__Extracted entries__.
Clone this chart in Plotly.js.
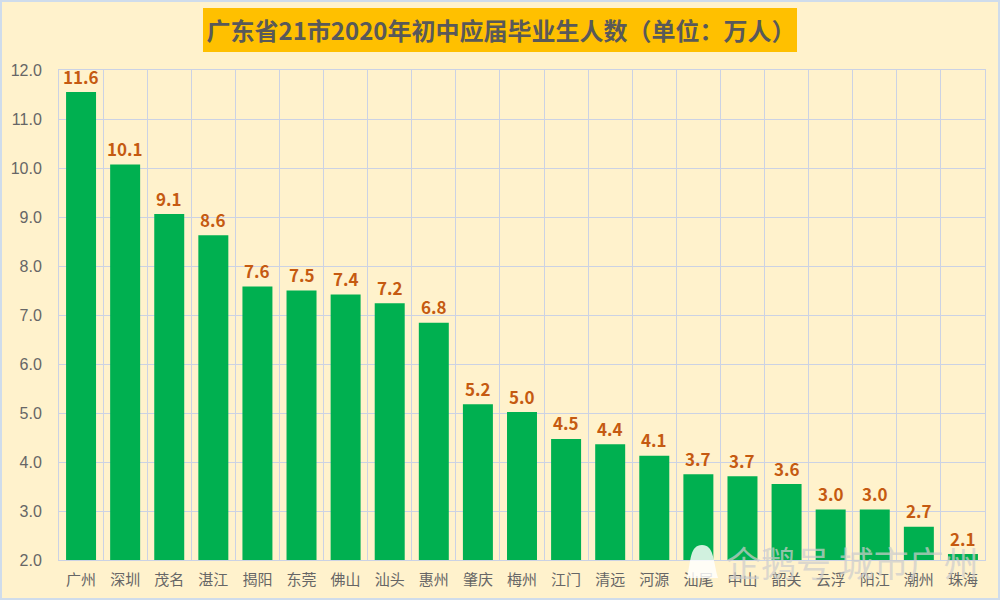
<!DOCTYPE html>
<html><head><meta charset="utf-8">
<script src="https://cdn.plot.ly/plotly-3.0.1.min.js"></script>
<style>html,body{margin:0;padding:0;background:#FFF2CC}#c{width:1000px;height:600px}</style></head>
<body><div id="c"></div>
<script>
const cities=['广州','深圳','茂名','湛江','揭阳','东莞','佛山','汕头','惠州','肇庆','梅州','江门','清远','河源','汕尾','中山','韶关','云浮','阳江','潮州','珠海'];
const students=[11.55,10.07,9.06,8.63,7.58,7.5,7.42,7.24,6.84,5.18,5.02,4.47,4.36,4.13,3.75,3.71,3.55,3.03,3.03,2.68,2.12];
const labels=['11.6','10.1','9.1','8.6','7.6','7.5','7.4','7.2','6.8','5.2','5.0','4.5','4.4','4.1','3.7','3.7','3.6','3.0','3.0','2.7','2.1'];
const yTicks=[2,3,4,5,6,7,8,9,10,11,12];
const yTickLabels=['2.0','3.0','4.0','5.0','6.0','7.0','8.0','9.0','10.0','11.0','12.0'];
const titleText='广东省21市2020年初中应届毕业生人数（单位：万人）';
const watermark='企鹅号 城市广州';
const F='"Noto Sans CJK SC","Noto Sans",sans-serif';
const W=1000,H=600,L=59,R=985,T=70,B=560;
const px=x=>(x-L)/(R-L), py=y=>(B-y)/(B-T);
const valueLabels=cities.map((c,i)=>({xref:'x',yref:'y',x:c,y:students[i],yshift:16,xanchor:'center',yanchor:'middle',showarrow:false,
  text:labels[i],font:{family:F,size:17,color:'#C55A11',weight:700}}));
Plotly.newPlot('c',[{
  type:'bar',x:cities,y:students,
  marker:{color:'#00B050',line:{width:0}},width:0.68,hoverinfo:'x+y'
}],{
  width:W,height:H,autosize:false,showlegend:false,bargap:0.32,
  paper_bgcolor:'#FFF2CC',plot_bgcolor:'#FFF2CC',
  margin:{l:L,r:W-R,t:T,b:H-B,pad:0},
  title:{text:titleText,font:{family:F,size:24,color:'#595959',weight:700},x:0.501,xanchor:'center',y:0.948,yanchor:'middle'},
  xaxis:{type:'category',categoryorder:'array',categoryarray:cities,showgrid:true,gridcolor:'#CBD2E4',gridwidth:1,
    tickson:'boundaries',ticks:'',linecolor:'#CBD2E4',linewidth:1,showline:true,mirror:true,ticklabelstandoff:6,
    tickfont:{family:F,size:15,color:'#666666'},tickangle:0},
  yaxis:{range:[2,12],tickmode:'array',tickvals:yTicks,ticktext:yTickLabels,showgrid:true,gridcolor:'#CBD2E4',gridwidth:1,
    ticks:'',zeroline:false,linecolor:'#CBD2E4',linewidth:1,showline:true,mirror:true,ticklabelstandoff:13,
    tickfont:{family:'"Liberation Sans","Noto Sans",sans-serif',size:16,color:'#666666'}},
  shapes:[
    {type:'rect',xref:'paper',yref:'paper',x0:px(203),x1:px(797),y0:py(52),y1:py(8),fillcolor:'#FFC000',line:{width:0},layer:'below'},
    {type:'rect',xref:'paper',yref:'paper',x0:px(1),x1:px(999),y0:py(599),y1:py(1),fillcolor:'rgba(0,0,0,0)',line:{color:'#CFDCEB',width:2},layer:'below'},
    {type:'path',xref:'paper',yref:'paper',layer:'above',line:{width:0},fillcolor:'rgba(255,255,255,0.82)',
     path:`M ${px(687)} ${py(578)} C ${px(691)} ${py(560)} ${px(690)} ${py(545)} ${px(702)} ${py(545)} C ${px(714)} ${py(545)} ${px(713)} ${py(560)} ${px(718)} ${py(578)} Z`}
  ],
  annotations:valueLabels.concat([{xref:'paper',yref:'paper',x:px(852),y:py(561),xanchor:'center',yanchor:'middle',showarrow:false,
    text:watermark,font:{family:F,size:35,color:'rgba(205,205,205,0.72)'}}])
},{displayModeBar:false,staticPlot:true});
</script></body></html>
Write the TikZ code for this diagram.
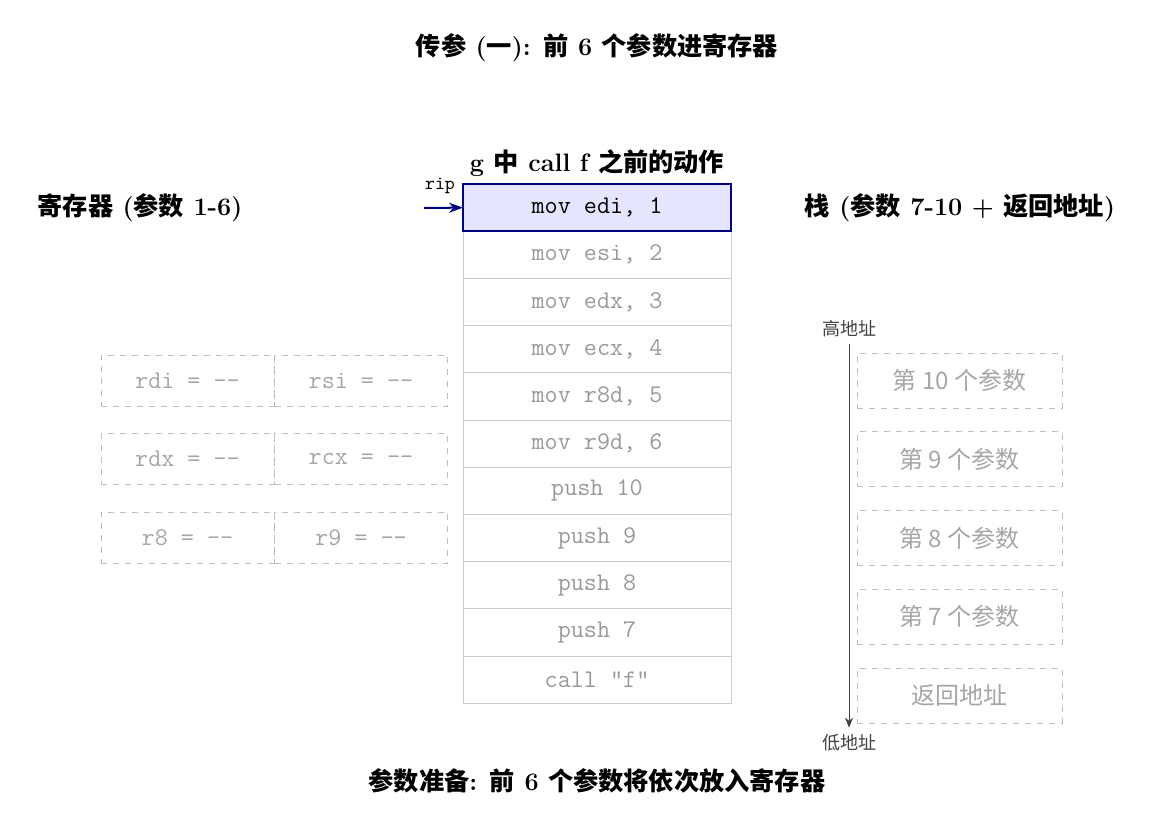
\documentclass[tikz,border=0pt]{standalone}
\usepackage{fontspec}
\newfontfamily\cjk{Noto Sans CJK SC}
\usetikzlibrary{arrows.meta}
\begin{document}
\begin{tikzpicture}[x=0.5pt,y=-0.5pt,
  ins/.style={draw=black!20,minimum width=134pt,minimum height=23.6pt,inner sep=0pt,outer sep=0pt,font=\fontsize{12.7}{14}\ttfamily,text=black!40},
  reg/.style={draw=black!25,dashed,minimum width=86.5pt,minimum height=25.5pt,inner sep=0pt,font=\fontsize{12.7}{14}\ttfamily,text=black!35},
  stk/.style={draw=black!25,dashed,minimum width=102.5pt,minimum height=27.5pt,inner sep=0pt,font=\fontsize{12}{14}\selectfont,text=black!35},
  ttl/.style={font=\fontsize{12.6}{15}\bfseries},
  sm/.style={font=\fontsize{9}{11}\selectfont,text=black!75}]
\useasboundingbox (0,0) rectangle (1155,832);
\node[ttl] (t) at (597,48) {{\cjk 传参} ({\cjk 一}): {\cjk 前} 6 {\cjk 个参数进寄存器}};
\node[ttl] (ct) at (597,163) {g {\cjk 中} call f {\cjk 之前的动作}};
\node[ttl] (lt) at (140,208) {{\cjk 寄存器} ({\cjk 参数} 1-6)};
\node[ttl] (rt) at (960,208) {{\cjk 栈} ({\cjk 参数} 7-10 + {\cjk 返回地址})};
\node[ttl] (bt) at (597,781) {{\cjk 参数准备}: {\cjk 前} 6 {\cjk 个参数将依次放入寄存器}};
\foreach \i/\t in {1/{mov edi, 1},2/{mov esi, 2},3/{mov edx, 3},4/{mov ecx, 4},5/{mov r8d, 5},6/{mov r9d, 6},7/{push 10},8/{push 9},9/{push 8},10/{push 7},11/{call "f"}}
  \node[ins] (i\i) at (597,{184+23.6+(\i-1)*47.2}) {\t};
\node[ins,draw=blue!50!black,fill=blue!10,text=black,line width=0.8pt] (i1) at (597,207.6) {mov edi, 1};
\node[font=\fontsize{9.5}{11}\ttfamily] (rip) at (440,186) {rip};
\coordinate (ra) at (424,208);
\draw[-{Stealth[length=7pt,width=5pt]},blue!50!black,line width=1pt] (ra) -- (i1.west);
\node[reg] (rdi) at (187.5,380.5) {rdi = --};
\node[reg] (rsi) at (361,380.5) {rsi = --};
\node[reg] (rdx) at (187.5,459) {rdx = --};
\node[reg] (rcx) at (361,459) {rcx = --};
\node[reg] (r8) at (187.5,537.5) {r8 = --};
\node[reg] (r9) at (361,537.5) {r9 = --};
\foreach \i/\t in {1/{第 10 个参数},2/{第 9 个参数},3/{第 8 个参数},4/{第 7 个参数},5/{返回地址}}
  \node[stk] (s\i) at (959.5,{380.5+(\i-1)*78.75}) {\cjk \t};
\node[sm] (hi) at (849,329) {\cjk 高地址};
\node[sm] (lo) at (849,743) {\cjk 低地址};
\draw[-{Stealth[length=5pt,width=4pt]},black!75] (hi.south) -- (lo.north);
\end{tikzpicture}
\end{document}
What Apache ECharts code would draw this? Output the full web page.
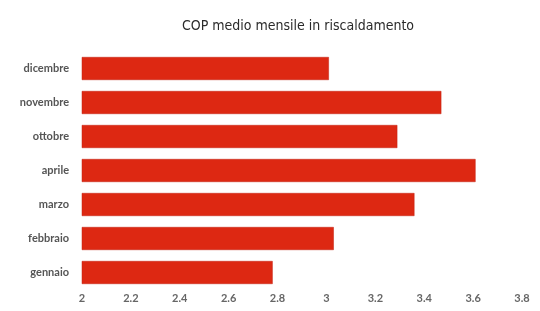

__Task goal__.
Output the full set of records above without changing a word, and drop the images.

__Answer to this problem__.
Clone this chart in Plotly.js.
<!DOCTYPE html>
<html><head><meta charset="utf-8">
<script src="https://cdn.plot.ly/plotly-3.0.1.min.js"></script>
<style>html,body{margin:0;padding:0;background:#FFF2CC}#c{width:1000px;height:600px}</style></head>
<body><div id="c"></div>
<script>
const cities=['广州','深圳','茂名','湛江','揭阳','东莞','佛山','汕头','惠州','肇庆','梅州','江门','清远','河源','汕尾','中山','韶关','云浮','阳江','潮州','珠海'];
const students=[11.55,10.07,9.06,8.63,7.58,7.5,7.42,7.24,6.84,5.18,5.02,4.47,4.36,4.13,3.75,3.71,3.55,3.03,3.03,2.68,2.12];
const labels=['11.6','10.1','9.1','8.6','7.6','7.5','7.4','7.2','6.8','5.2','5.0','4.5','4.4','4.1','3.7','3.7','3.6','3.0','3.0','2.7','2.1'];
const yTicks=[2,3,4,5,6,7,8,9,10,11,12];
const yTickLabels=['2.0','3.0','4.0','5.0','6.0','7.0','8.0','9.0','10.0','11.0','12.0'];
const titleText='广东省21市2020年初中应届毕业生人数（单位：万人）';
const watermark='企鹅号 城市广州';
const F='"Noto Sans CJK SC","Noto Sans",sans-serif';
const W=1000,H=600,L=59,R=985,T=70,B=560;
const px=x=>(x-L)/(R-L), py=y=>(B-y)/(B-T);
const valueLabels=cities.map((c,i)=>({xref:'x',yref:'y',x:c,y:students[i],yshift:16,xanchor:'center',yanchor:'middle',showarrow:false,
  text:labels[i],font:{family:F,size:17,color:'#C55A11',weight:700}}));
Plotly.newPlot('c',[{
  type:'bar',x:cities,y:students,
  marker:{color:'#00B050',line:{width:0}},width:0.68,hoverinfo:'x+y'
}],{
  width:W,height:H,autosize:false,showlegend:false,bargap:0.32,
  paper_bgcolor:'#FFF2CC',plot_bgcolor:'#FFF2CC',
  margin:{l:L,r:W-R,t:T,b:H-B,pad:0},
  title:{text:titleText,font:{family:F,size:24,color:'#595959',weight:700},x:0.501,xanchor:'center',y:0.948,yanchor:'middle'},
  xaxis:{type:'category',categoryorder:'array',categoryarray:cities,showgrid:true,gridcolor:'#CBD2E4',gridwidth:1,
    tickson:'boundaries',ticks:'',linecolor:'#CBD2E4',linewidth:1,showline:true,mirror:true,ticklabelstandoff:6,
    tickfont:{family:F,size:15,color:'#666666'},tickangle:0},
  yaxis:{range:[2,12],tickmode:'array',tickvals:yTicks,ticktext:yTickLabels,showgrid:true,gridcolor:'#CBD2E4',gridwidth:1,
    ticks:'',zeroline:false,linecolor:'#CBD2E4',linewidth:1,showline:true,mirror:true,ticklabelstandoff:13,
    tickfont:{family:'"Liberation Sans","Noto Sans",sans-serif',size:16,color:'#666666'}},
  shapes:[
    {type:'rect',xref:'paper',yref:'paper',x0:px(203),x1:px(797),y0:py(52),y1:py(8),fillcolor:'#FFC000',line:{width:0},layer:'below'},
    {type:'rect',xref:'paper',yref:'paper',x0:px(1),x1:px(999),y0:py(599),y1:py(1),fillcolor:'rgba(0,0,0,0)',line:{color:'#CFDCEB',width:2},layer:'below'},
    {type:'path',xref:'paper',yref:'paper',layer:'above',line:{width:0},fillcolor:'rgba(255,255,255,0.82)',
     path:`M ${px(687)} ${py(578)} C ${px(691)} ${py(560)} ${px(690)} ${py(545)} ${px(702)} ${py(545)} C ${px(714)} ${py(545)} ${px(713)} ${py(560)} ${px(718)} ${py(578)} Z`}
  ],
  annotations:valueLabels.concat([{xref:'paper',yref:'paper',x:px(852),y:py(561),xanchor:'center',yanchor:'middle',showarrow:false,
    text:watermark,font:{family:F,size:35,color:'rgba(205,205,205,0.72)'}}])
},{displayModeBar:false,staticPlot:true});
</script></body></html>
Write the TikZ code for this diagram.
\documentclass[tikz,border=0pt]{standalone}
\usepackage{fontspec}
\newfontfamily\cjk{Noto Sans CJK SC}
\usetikzlibrary{arrows.meta}
\begin{document}
\begin{tikzpicture}[x=0.5pt,y=-0.5pt,
  ins/.style={draw=black!20,minimum width=134pt,minimum height=23.6pt,inner sep=0pt,outer sep=0pt,font=\fontsize{12.7}{14}\ttfamily,text=black!40},
  reg/.style={draw=black!25,dashed,minimum width=86.5pt,minimum height=25.5pt,inner sep=0pt,font=\fontsize{12.7}{14}\ttfamily,text=black!35},
  stk/.style={draw=black!25,dashed,minimum width=102.5pt,minimum height=27.5pt,inner sep=0pt,font=\fontsize{12}{14}\selectfont,text=black!35},
  ttl/.style={font=\fontsize{12.6}{15}\bfseries},
  sm/.style={font=\fontsize{9}{11}\selectfont,text=black!75}]
\useasboundingbox (0,0) rectangle (1155,832);
\node[ttl] (t) at (597,48) {{\cjk 传参} ({\cjk 一}): {\cjk 前} 6 {\cjk 个参数进寄存器}};
\node[ttl] (ct) at (597,163) {g {\cjk 中} call f {\cjk 之前的动作}};
\node[ttl] (lt) at (140,208) {{\cjk 寄存器} ({\cjk 参数} 1-6)};
\node[ttl] (rt) at (960,208) {{\cjk 栈} ({\cjk 参数} 7-10 + {\cjk 返回地址})};
\node[ttl] (bt) at (597,781) {{\cjk 参数准备}: {\cjk 前} 6 {\cjk 个参数将依次放入寄存器}};
\foreach \i/\t in {1/{mov edi, 1},2/{mov esi, 2},3/{mov edx, 3},4/{mov ecx, 4},5/{mov r8d, 5},6/{mov r9d, 6},7/{push 10},8/{push 9},9/{push 8},10/{push 7},11/{call "f"}}
  \node[ins] (i\i) at (597,{184+23.6+(\i-1)*47.2}) {\t};
\node[ins,draw=blue!50!black,fill=blue!10,text=black,line width=0.8pt] (i1) at (597,207.6) {mov edi, 1};
\node[font=\fontsize{9.5}{11}\ttfamily] (rip) at (440,186) {rip};
\coordinate (ra) at (424,208);
\draw[-{Stealth[length=7pt,width=5pt]},blue!50!black,line width=1pt] (ra) -- (i1.west);
\node[reg] (rdi) at (187.5,380.5) {rdi = --};
\node[reg] (rsi) at (361,380.5) {rsi = --};
\node[reg] (rdx) at (187.5,459) {rdx = --};
\node[reg] (rcx) at (361,459) {rcx = --};
\node[reg] (r8) at (187.5,537.5) {r8 = --};
\node[reg] (r9) at (361,537.5) {r9 = --};
\foreach \i/\t in {1/{第 10 个参数},2/{第 9 个参数},3/{第 8 个参数},4/{第 7 个参数},5/{返回地址}}
  \node[stk] (s\i) at (959.5,{380.5+(\i-1)*78.75}) {\cjk \t};
\node[sm] (hi) at (849,329) {\cjk 高地址};
\node[sm] (lo) at (849,743) {\cjk 低地址};
\draw[-{Stealth[length=5pt,width=4pt]},black!75] (hi.south) -- (lo.north);
\end{tikzpicture}
\end{document}
What Apache ECharts code would draw this? Output the full web page.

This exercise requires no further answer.